In the play The Madras House, actor-dramatist Harley Granville-Barker has one of his characters say: “Rightly thought of, there is poetry in peaches…even when they are canned.” I couldn’t agree less with the second part of that statement. Canned peaches have always seemed artificial and certainly far from having the character of the fresh fruit.
But peaches we bottle at home in a thick syrup are another matter and they can be most useful in winter for making desserts that remind us of the warm days of summer.
There’s nothing difficult about bottling fruit in syrup and the only special equipment needed is a set of preserving jars and a kitchen thermometer. You’ll find these jars with a snap-down rubber band around the lid at El Corte Inglés in the Avenidas as well as in the Chinese bazaars all over town.
For one kilo of peaches you will need 750 grs of sugar and 200 mls of water. These are the proportions favoured by most Spanish cooks. Some people prefer to use a litre of water and 400 grs of sugar. I don’t have a sweet tooth, so I prefer the latter.
Dissolve the sugar in the water, bring to a gentle boil and leave for one minute. Take off the heat and let it get cold. Peel the peaches by dipping them into boiling water for 20-40 seconds. Halve them and take out the stones. Break a few of them, take out the kernels and blanch in the boiling water to ease the skins off.

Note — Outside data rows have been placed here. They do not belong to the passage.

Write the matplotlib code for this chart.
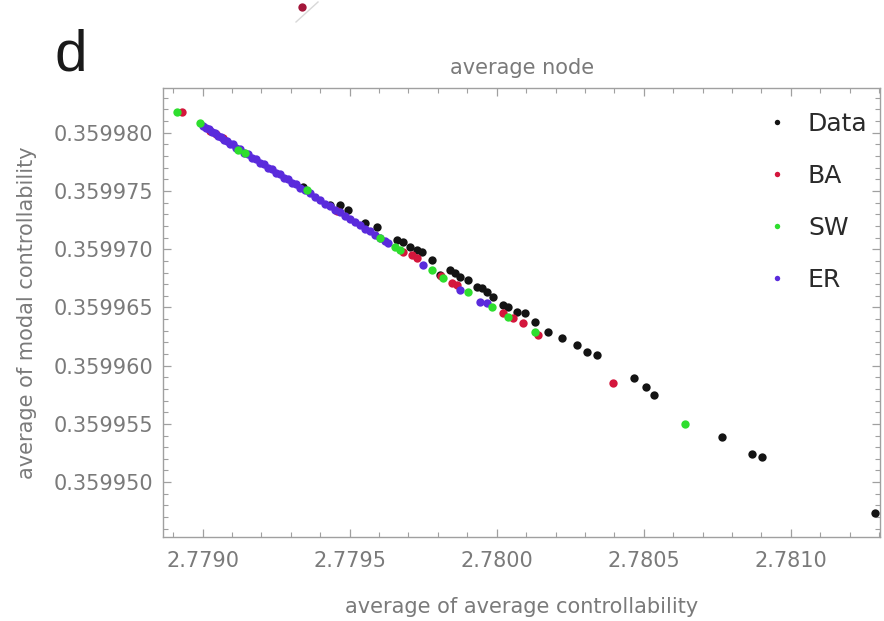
import matplotlib
matplotlib.use("Agg")
import matplotlib.pyplot as plt
from matplotlib.ticker import MultipleLocator, FormatStrFormatter
from matplotlib.lines import Line2D

# ---------------- data ----------------
data_x = [2.779341, 2.779433, 2.779467, 2.779494, 2.779552, 2.779593, 2.779661,
          2.779681, 2.779705, 2.779729, 2.779746, 2.779780, 2.779807, 2.779841,
          2.779858, 2.779875, 2.779902, 2.779933, 2.779950, 2.779967, 2.779987,
          2.780021, 2.780038, 2.780069, 2.780096, 2.780130, 2.780175, 2.780222,
          2.780273, 2.780307, 2.780341, 2.780467, 2.780508, 2.780535, 2.780766,
          2.780868, 2.780902, 2.781287]
data_y = [0.35997536, 0.35997381, 0.35997381, 0.35997338, 0.35997227, 0.35997192,
          0.35997081, 0.35997064, 0.35997021, 0.35996995, 0.35996978, 0.35996909,
          0.35996780, 0.35996823, 0.35996797, 0.35996763, 0.35996737, 0.35996677,
          0.35996668, 0.35996634, 0.35996591, 0.35996522, 0.35996505, 0.35996462,
          0.35996454, 0.35996376, 0.35996290, 0.35996239, 0.35996179, 0.35996119,
          0.35996093, 0.35995895, 0.35995818, 0.35995749, 0.35995388, 0.35995242,
          0.35995217, 0.35994735]

ba_x = [2.778929, 2.779025, 2.779045, 2.779069, 2.779457, 2.779681, 2.779712,
        2.779729, 2.779811, 2.779848, 2.779865, 2.780021, 2.780055, 2.780089,
        2.780140, 2.780396]
ba_y = [0.35998180, 0.35998013, 0.35997991, 0.35997953, 0.35997330, 0.35996978,
        0.35996952, 0.35996926, 0.35996771, 0.35996711, 0.35996694, 0.35996454,
        0.35996411, 0.35996368, 0.35996265, 0.35995852]

sw_x = [2.778914, 2.778991, 2.779120, 2.779144, 2.779355, 2.779603, 2.779654,
        2.779671, 2.779780, 2.779817, 2.779902, 2.779984, 2.780038, 2.780130,
        2.780641]
sw_y = [0.35998180, 0.35998083, 0.35997854, 0.35997826, 0.35997510, 0.35997098,
        0.35997021, 0.35996995, 0.35996823, 0.35996754, 0.35996634, 0.35996505,
        0.35996419, 0.35996290, 0.35995500]

er_x = [2.779001, 2.779011, 2.779021, 2.779032, 2.779042, 2.779052, 2.779062,
        2.779072, 2.779083, 2.779093, 2.779103, 2.779113, 2.779127, 2.779140,
        2.779154, 2.779168, 2.779181, 2.779195, 2.779209, 2.779222, 2.779236,
        2.779249, 2.779263, 2.779277, 2.779290, 2.779304, 2.779317, 2.779331,
        2.779348, 2.779365, 2.779382, 2.779399, 2.779416, 2.779433, 2.779450,
        2.779467, 2.779484, 2.779501, 2.779518, 2.779535, 2.779552, 2.779569,
        2.779586, 2.779603, 2.779620, 2.779630, 2.779749, 2.779875, 2.779943,
        2.779967]
er_y = [0.35998060, 0.35998039, 0.35998032, 0.35998007, 0.35997998, 0.35997972,
        0.35997966, 0.35997941, 0.35997931, 0.35997906, 0.35997900, 0.35997873,
        0.35997863, 0.35997830, 0.35997820, 0.35997787, 0.35997775, 0.35997742,
        0.35997732, 0.35997699, 0.35997687, 0.35997656, 0.35997643, 0.35997612,
        0.35997600, 0.35997569, 0.35997557, 0.35997526, 0.35997506, 0.35997479,
        0.35997448, 0.35997424, 0.35997390, 0.35997370, 0.35997338, 0.35997316,
        0.35997284, 0.35997261, 0.35997231, 0.35997207, 0.35997175, 0.35997153,
        0.35997122, 0.35997098, 0.35997068, 0.35997055, 0.35996866, 0.35996651,
        0.35996548, 0.35996540]

x_range = (2.778866, 2.7813037)
y_range = (0.35994529, 0.35998384)

# ---------------- style ----------------
C_DATA = "#141414"
C_BA = "#d4163c"
C_SW = "#2ede2e"
C_ER = "#5a2bdc"
GRAY = "#7a7a7a"
SPINE = "#a0a0a0"

plt.rcParams["font.family"] = ["DejaVu Sans"]

fig = plt.figure(figsize=(8.84, 6.21), dpi=100)
ax = fig.add_axes([0.1847, 0.1353, 0.8108, 0.7229])

ms = 6.0
ax.plot(data_x, data_y, "o", color=C_DATA, ms=ms, mew=0, label="Data", zorder=3)
ax.plot(ba_x, ba_y, "o", color=C_BA, ms=ms, mew=0, label="BA", zorder=4)
ax.plot(er_x, er_y, "o", color=C_ER, ms=ms, mew=0, label="ER", zorder=5)
ax.plot(sw_x, sw_y, "o", color=C_SW, ms=ms, mew=0, label="SW", zorder=6)

ax.set_xlim(*x_range)
ax.set_ylim(*y_range)

ax.xaxis.set_major_locator(MultipleLocator(0.0005))
ax.xaxis.set_minor_locator(MultipleLocator(0.0001))
ax.yaxis.set_major_locator(MultipleLocator(0.000005))
ax.yaxis.set_minor_locator(MultipleLocator(0.000001))
ax.xaxis.set_major_formatter(FormatStrFormatter("%.4f"))
ax.yaxis.set_major_formatter(FormatStrFormatter("%.6f"))

for s in ax.spines.values():
    s.set_color(SPINE)
    s.set_linewidth(1.0)

ax.tick_params(which="both", direction="in", top=True, right=True,
               color=SPINE, labelcolor=GRAY)
ax.tick_params(which="major", length=6, width=0.9, labelsize=15)
ax.tick_params(which="minor", length=3.5, width=0.8)
ax.tick_params(axis="x", which="major", pad=10)
ax.tick_params(axis="y", which="major", pad=7)

ax.set_xlabel("average of average controllability", color=GRAY, fontsize=15, labelpad=19)
ax.set_ylabel("average of modal controllability", color=GRAY, fontsize=15, labelpad=12)
ax.set_title("average node", color=GRAY, fontsize=15, pad=10)

handles, labels = ax.get_legend_handles_labels()
order = [labels.index(n) for n in ["Data", "BA", "SW", "ER"]]
leg = ax.legend([handles[i] for i in order], [labels[i] for i in order],
                loc="upper right", bbox_to_anchor=(1.0, 0.975), frameon=False,
                fontsize=18, markerscale=0.65, labelspacing=1.12,
                handletextpad=0.75, handlelength=1.0, borderaxespad=0.1)
for t in leg.get_texts():
    t.set_color("#2a2a2a")

fig.text(0.062, 0.887, "d", fontsize=42, color="#1a1a1a", ha="left", va="baseline",
         family=["Liberation Sans", "DejaVu Sans"])

# fragment of the neighbouring panel at the top edge
fig.add_artist(Line2D([302 / 884], [1 - 7 / 621], transform=fig.transFigure,
                      marker="o", ms=6, mew=0, color="#a3163a", linestyle="none"))
fig.add_artist(Line2D([296 / 884, 318 / 884], [1 - 22 / 621, 1 - 2 / 621],
                      transform=fig.transFigure, color="#d8d8d8", lw=1.0))

fig.savefig("out.png", dpi=100)
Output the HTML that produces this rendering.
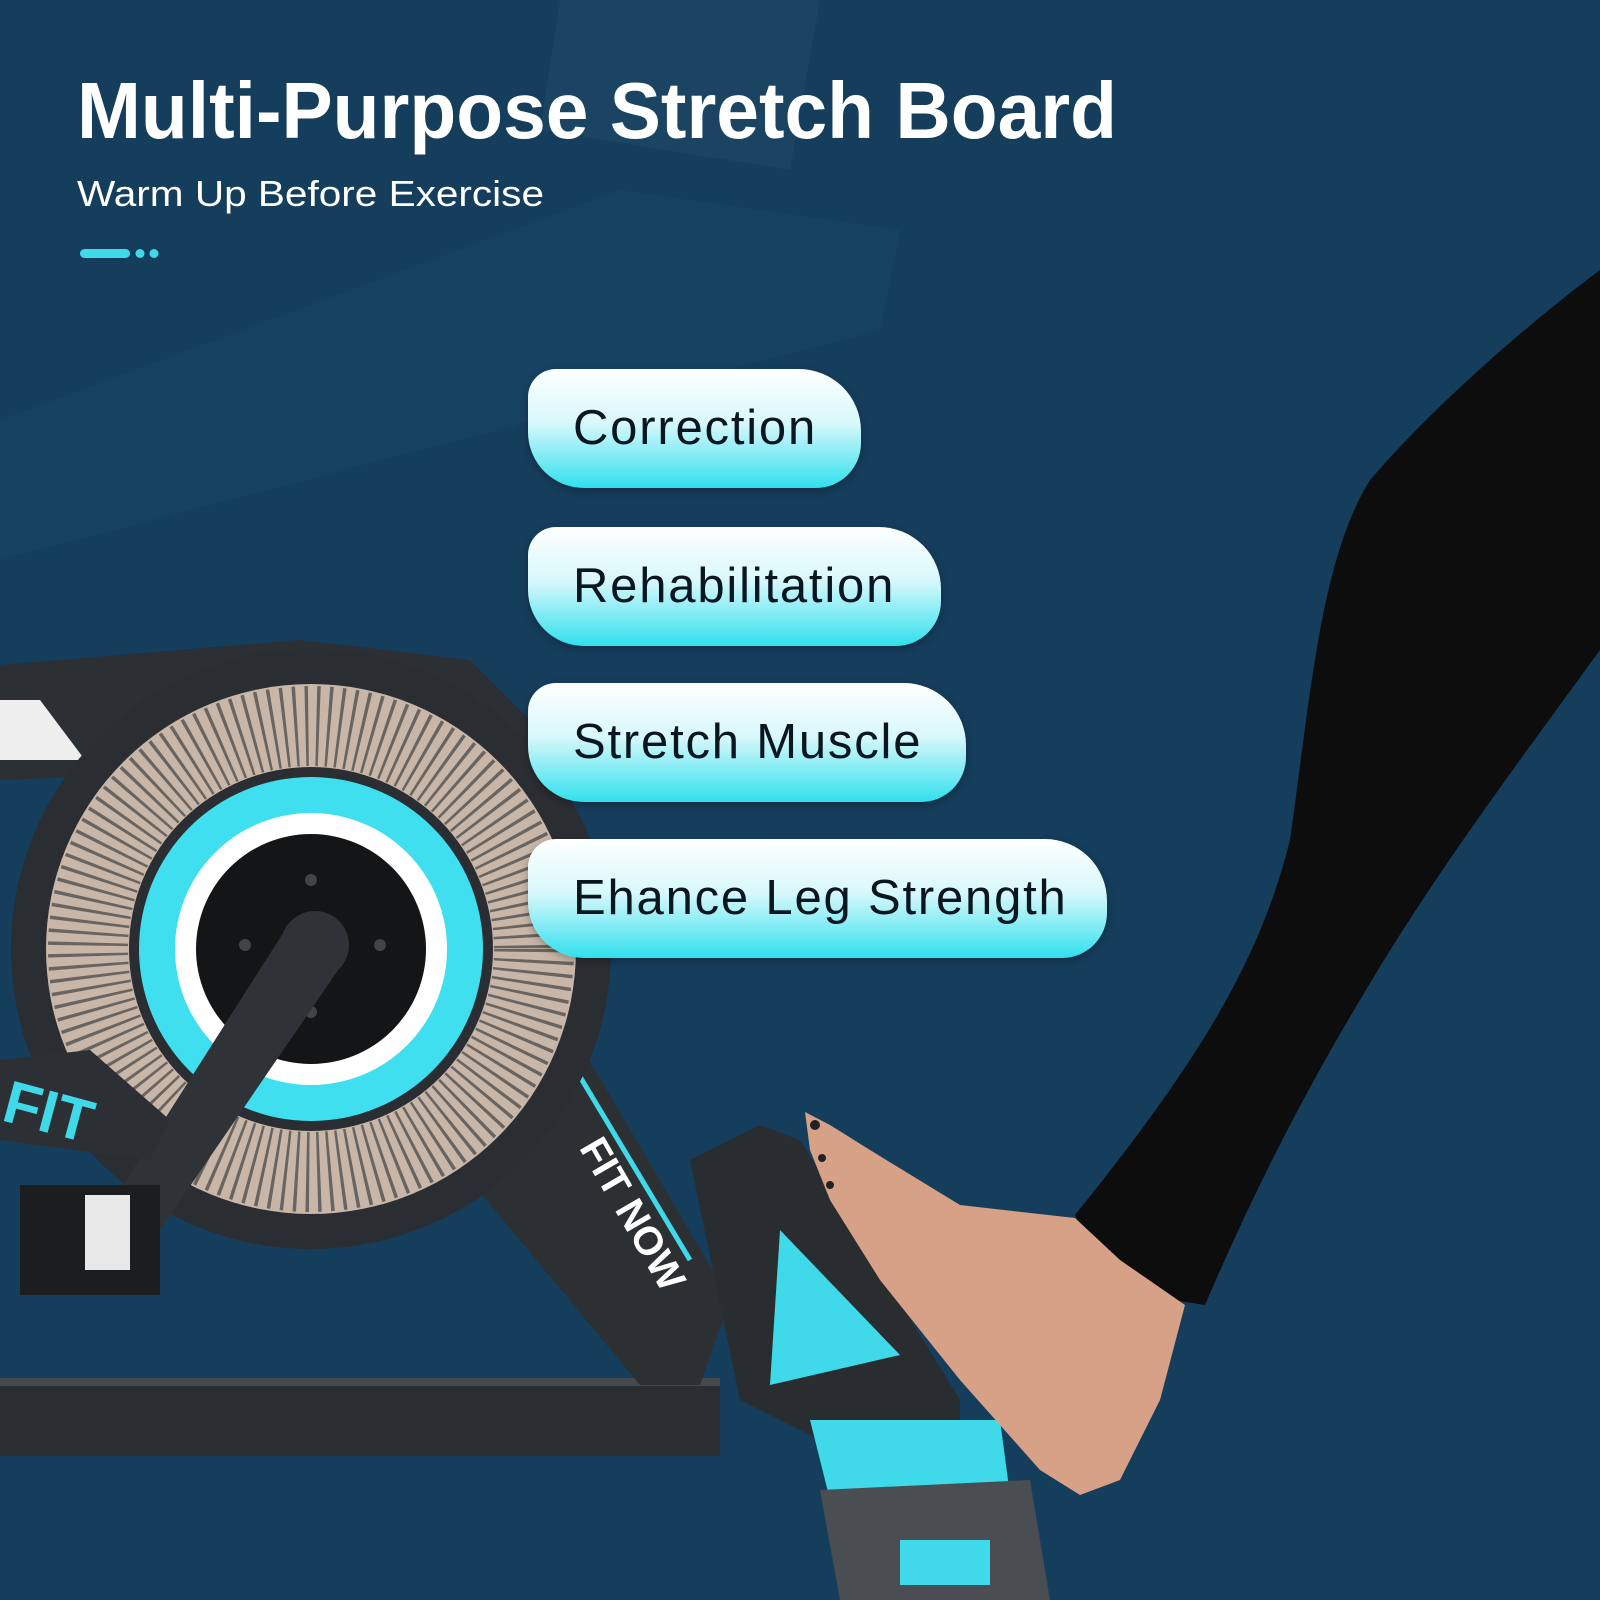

Put the peaches in the preserving jars, either in halves or sliced thickly. Add two or three kernels. Cover with the cold syrup and close the lids.
Put the jars into a bain marie over a very low heat so that it takes the water an hour to reach 54ºC and 90 minutes to reach 82ºC. Keep the water at 82ºC for 15 minutes. Then take the jars out of the water and let them get cold. Store in a dry dark cupboard.
On an autumn or winter day they will make an easy dessert served with thick cream or ice cream and you’ll feel really pleased that you bottled them in the summer.